Data for this exercise:

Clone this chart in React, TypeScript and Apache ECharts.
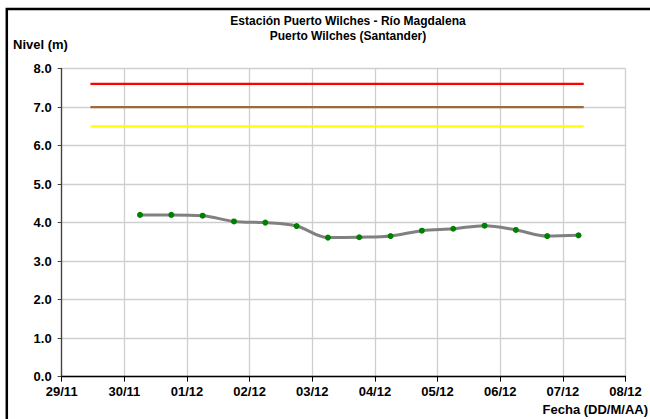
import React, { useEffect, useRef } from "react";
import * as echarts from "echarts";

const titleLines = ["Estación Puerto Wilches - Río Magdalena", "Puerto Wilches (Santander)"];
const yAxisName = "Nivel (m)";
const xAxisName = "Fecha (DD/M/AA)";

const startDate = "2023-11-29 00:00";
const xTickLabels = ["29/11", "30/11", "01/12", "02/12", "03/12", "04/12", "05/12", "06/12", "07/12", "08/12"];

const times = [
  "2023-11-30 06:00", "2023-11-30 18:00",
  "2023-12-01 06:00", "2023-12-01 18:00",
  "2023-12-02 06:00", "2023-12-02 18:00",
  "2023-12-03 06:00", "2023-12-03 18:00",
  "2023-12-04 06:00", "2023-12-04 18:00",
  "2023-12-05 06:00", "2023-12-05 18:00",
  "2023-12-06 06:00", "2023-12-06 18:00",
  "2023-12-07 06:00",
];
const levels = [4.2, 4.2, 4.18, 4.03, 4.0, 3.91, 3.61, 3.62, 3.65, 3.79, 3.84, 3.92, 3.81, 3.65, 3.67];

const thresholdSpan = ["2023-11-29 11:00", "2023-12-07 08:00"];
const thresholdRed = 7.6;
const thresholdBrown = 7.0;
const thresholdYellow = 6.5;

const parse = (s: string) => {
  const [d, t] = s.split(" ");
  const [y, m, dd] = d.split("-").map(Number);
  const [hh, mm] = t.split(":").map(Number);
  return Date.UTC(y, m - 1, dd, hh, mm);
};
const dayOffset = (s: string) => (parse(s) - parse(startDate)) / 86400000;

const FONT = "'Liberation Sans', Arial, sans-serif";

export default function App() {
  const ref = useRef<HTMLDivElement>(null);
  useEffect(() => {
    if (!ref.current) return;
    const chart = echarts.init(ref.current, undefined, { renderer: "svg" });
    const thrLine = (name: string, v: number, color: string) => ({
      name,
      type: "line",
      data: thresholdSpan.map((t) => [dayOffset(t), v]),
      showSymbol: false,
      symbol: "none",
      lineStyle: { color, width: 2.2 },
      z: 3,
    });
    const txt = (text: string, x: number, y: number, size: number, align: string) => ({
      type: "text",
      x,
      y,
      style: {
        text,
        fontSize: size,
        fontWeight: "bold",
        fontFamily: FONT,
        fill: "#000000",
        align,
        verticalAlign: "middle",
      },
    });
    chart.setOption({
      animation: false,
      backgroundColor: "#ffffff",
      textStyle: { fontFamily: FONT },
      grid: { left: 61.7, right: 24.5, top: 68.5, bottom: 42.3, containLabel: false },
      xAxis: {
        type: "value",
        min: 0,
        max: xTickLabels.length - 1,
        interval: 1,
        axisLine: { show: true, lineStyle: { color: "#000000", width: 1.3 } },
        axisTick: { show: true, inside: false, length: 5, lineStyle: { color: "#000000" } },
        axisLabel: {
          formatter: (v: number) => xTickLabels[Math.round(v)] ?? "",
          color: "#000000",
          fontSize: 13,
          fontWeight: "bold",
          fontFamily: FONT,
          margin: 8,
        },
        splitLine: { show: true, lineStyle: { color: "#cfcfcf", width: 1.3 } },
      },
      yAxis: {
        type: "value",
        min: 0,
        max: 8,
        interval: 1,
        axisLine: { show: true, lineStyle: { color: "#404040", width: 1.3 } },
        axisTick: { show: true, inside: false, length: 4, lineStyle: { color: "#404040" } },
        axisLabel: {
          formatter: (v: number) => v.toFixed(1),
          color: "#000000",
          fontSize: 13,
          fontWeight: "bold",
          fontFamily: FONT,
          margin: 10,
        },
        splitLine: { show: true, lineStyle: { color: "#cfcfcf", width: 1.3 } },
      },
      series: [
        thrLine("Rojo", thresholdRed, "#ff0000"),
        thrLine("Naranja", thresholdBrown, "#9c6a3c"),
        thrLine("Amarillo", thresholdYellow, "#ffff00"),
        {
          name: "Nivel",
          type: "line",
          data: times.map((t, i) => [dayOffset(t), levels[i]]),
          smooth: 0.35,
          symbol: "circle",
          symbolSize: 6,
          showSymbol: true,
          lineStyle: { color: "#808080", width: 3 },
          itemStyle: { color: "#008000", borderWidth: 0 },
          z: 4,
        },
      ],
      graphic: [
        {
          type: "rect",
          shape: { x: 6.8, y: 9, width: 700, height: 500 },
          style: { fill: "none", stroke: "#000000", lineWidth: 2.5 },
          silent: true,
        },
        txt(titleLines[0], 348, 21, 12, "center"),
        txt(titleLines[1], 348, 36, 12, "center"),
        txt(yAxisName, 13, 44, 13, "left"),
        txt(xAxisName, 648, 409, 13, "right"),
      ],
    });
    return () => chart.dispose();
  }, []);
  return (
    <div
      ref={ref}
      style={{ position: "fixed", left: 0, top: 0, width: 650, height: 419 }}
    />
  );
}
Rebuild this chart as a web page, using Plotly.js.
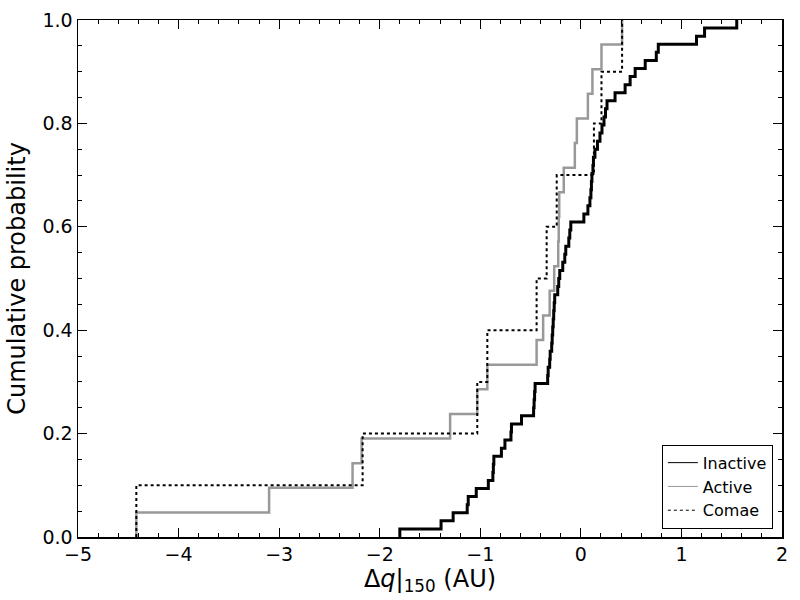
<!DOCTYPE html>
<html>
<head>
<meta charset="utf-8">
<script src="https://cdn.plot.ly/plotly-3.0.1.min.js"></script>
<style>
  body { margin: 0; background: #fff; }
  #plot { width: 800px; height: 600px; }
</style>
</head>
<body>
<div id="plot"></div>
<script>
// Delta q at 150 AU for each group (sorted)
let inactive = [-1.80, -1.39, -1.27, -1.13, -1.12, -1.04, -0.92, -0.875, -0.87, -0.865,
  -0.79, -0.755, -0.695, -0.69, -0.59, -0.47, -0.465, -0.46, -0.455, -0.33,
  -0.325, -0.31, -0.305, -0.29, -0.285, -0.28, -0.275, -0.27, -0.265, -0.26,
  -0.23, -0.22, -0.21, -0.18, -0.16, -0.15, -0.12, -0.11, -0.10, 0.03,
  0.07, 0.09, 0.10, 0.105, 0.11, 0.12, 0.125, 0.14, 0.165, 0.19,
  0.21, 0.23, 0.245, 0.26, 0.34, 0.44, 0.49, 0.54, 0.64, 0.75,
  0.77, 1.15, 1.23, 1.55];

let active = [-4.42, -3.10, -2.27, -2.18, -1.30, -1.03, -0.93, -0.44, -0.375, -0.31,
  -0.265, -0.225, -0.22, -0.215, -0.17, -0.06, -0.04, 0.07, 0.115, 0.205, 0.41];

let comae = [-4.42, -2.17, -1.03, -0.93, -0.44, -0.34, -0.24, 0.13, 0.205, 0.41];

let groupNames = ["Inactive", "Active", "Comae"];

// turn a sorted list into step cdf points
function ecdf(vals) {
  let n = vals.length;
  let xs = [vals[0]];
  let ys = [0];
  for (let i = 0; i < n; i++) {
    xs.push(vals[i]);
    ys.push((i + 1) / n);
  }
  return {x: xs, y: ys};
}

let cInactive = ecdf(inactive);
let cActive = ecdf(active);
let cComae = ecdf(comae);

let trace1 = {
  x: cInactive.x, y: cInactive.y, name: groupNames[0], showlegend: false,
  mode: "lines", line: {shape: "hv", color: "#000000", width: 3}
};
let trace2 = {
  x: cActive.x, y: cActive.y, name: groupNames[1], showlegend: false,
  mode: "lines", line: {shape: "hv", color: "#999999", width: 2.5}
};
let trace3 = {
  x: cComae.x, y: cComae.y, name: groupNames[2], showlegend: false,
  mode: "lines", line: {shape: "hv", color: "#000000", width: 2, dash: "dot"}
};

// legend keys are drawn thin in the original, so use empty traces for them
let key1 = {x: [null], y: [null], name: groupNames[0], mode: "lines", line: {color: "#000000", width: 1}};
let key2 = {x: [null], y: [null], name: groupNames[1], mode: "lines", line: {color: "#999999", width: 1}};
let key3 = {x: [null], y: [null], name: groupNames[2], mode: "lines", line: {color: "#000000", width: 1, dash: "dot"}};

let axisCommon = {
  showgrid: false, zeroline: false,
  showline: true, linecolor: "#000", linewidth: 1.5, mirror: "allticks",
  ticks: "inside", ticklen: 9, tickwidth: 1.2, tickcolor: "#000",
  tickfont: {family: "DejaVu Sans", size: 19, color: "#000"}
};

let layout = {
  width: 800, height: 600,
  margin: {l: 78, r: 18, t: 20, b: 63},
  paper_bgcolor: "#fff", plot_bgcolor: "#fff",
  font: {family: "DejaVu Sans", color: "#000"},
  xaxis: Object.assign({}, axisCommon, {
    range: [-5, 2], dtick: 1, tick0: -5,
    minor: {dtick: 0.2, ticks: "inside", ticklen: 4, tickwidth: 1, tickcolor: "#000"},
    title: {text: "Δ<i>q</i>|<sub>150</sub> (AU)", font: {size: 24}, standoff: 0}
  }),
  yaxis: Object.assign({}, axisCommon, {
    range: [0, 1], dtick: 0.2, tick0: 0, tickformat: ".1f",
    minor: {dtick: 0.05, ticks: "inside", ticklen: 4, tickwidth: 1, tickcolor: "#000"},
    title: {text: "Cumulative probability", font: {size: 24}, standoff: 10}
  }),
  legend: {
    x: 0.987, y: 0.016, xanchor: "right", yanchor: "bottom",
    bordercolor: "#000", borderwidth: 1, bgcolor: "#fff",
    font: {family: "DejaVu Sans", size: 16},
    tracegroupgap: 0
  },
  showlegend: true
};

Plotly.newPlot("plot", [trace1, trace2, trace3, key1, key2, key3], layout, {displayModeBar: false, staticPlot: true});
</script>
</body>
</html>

What the task requires:
Exactly the lines from the one with "Rebuild this chart" through the one with "let cComae = ecdf(comae);" are to be reproduced, and no pictures with them.

Exercise result:
Rebuild this chart as a web page, using Plotly.js.
<!DOCTYPE html>
<html>
<head>
<meta charset="utf-8">
<script src="https://cdn.plot.ly/plotly-3.0.1.min.js"></script>
<style>
  body { margin: 0; background: #fff; }
  #plot { width: 800px; height: 600px; }
</style>
</head>
<body>
<div id="plot"></div>
<script>
// Delta q at 150 AU for each group (sorted)
let inactive = [-1.80, -1.39, -1.27, -1.13, -1.12, -1.04, -0.92, -0.875, -0.87, -0.865,
  -0.79, -0.755, -0.695, -0.69, -0.59, -0.47, -0.465, -0.46, -0.455, -0.33,
  -0.325, -0.31, -0.305, -0.29, -0.285, -0.28, -0.275, -0.27, -0.265, -0.26,
  -0.23, -0.22, -0.21, -0.18, -0.16, -0.15, -0.12, -0.11, -0.10, 0.03,
  0.07, 0.09, 0.10, 0.105, 0.11, 0.12, 0.125, 0.14, 0.165, 0.19,
  0.21, 0.23, 0.245, 0.26, 0.34, 0.44, 0.49, 0.54, 0.64, 0.75,
  0.77, 1.15, 1.23, 1.55];

let active = [-4.42, -3.10, -2.27, -2.18, -1.30, -1.03, -0.93, -0.44, -0.375, -0.31,
  -0.265, -0.225, -0.22, -0.215, -0.17, -0.06, -0.04, 0.07, 0.115, 0.205, 0.41];

let comae = [-4.42, -2.17, -1.03, -0.93, -0.44, -0.34, -0.24, 0.13, 0.205, 0.41];

let groupNames = ["Inactive", "Active", "Comae"];

// turn a sorted list into step cdf points
function ecdf(vals) {
  let n = vals.length;
  let xs = [vals[0]];
  let ys = [0];
  for (let i = 0; i < n; i++) {
    xs.push(vals[i]);
    ys.push((i + 1) / n);
  }
  return {x: xs, y: ys};
}

let cInactive = ecdf(inactive);
let cActive = ecdf(active);
let cComae = ecdf(comae);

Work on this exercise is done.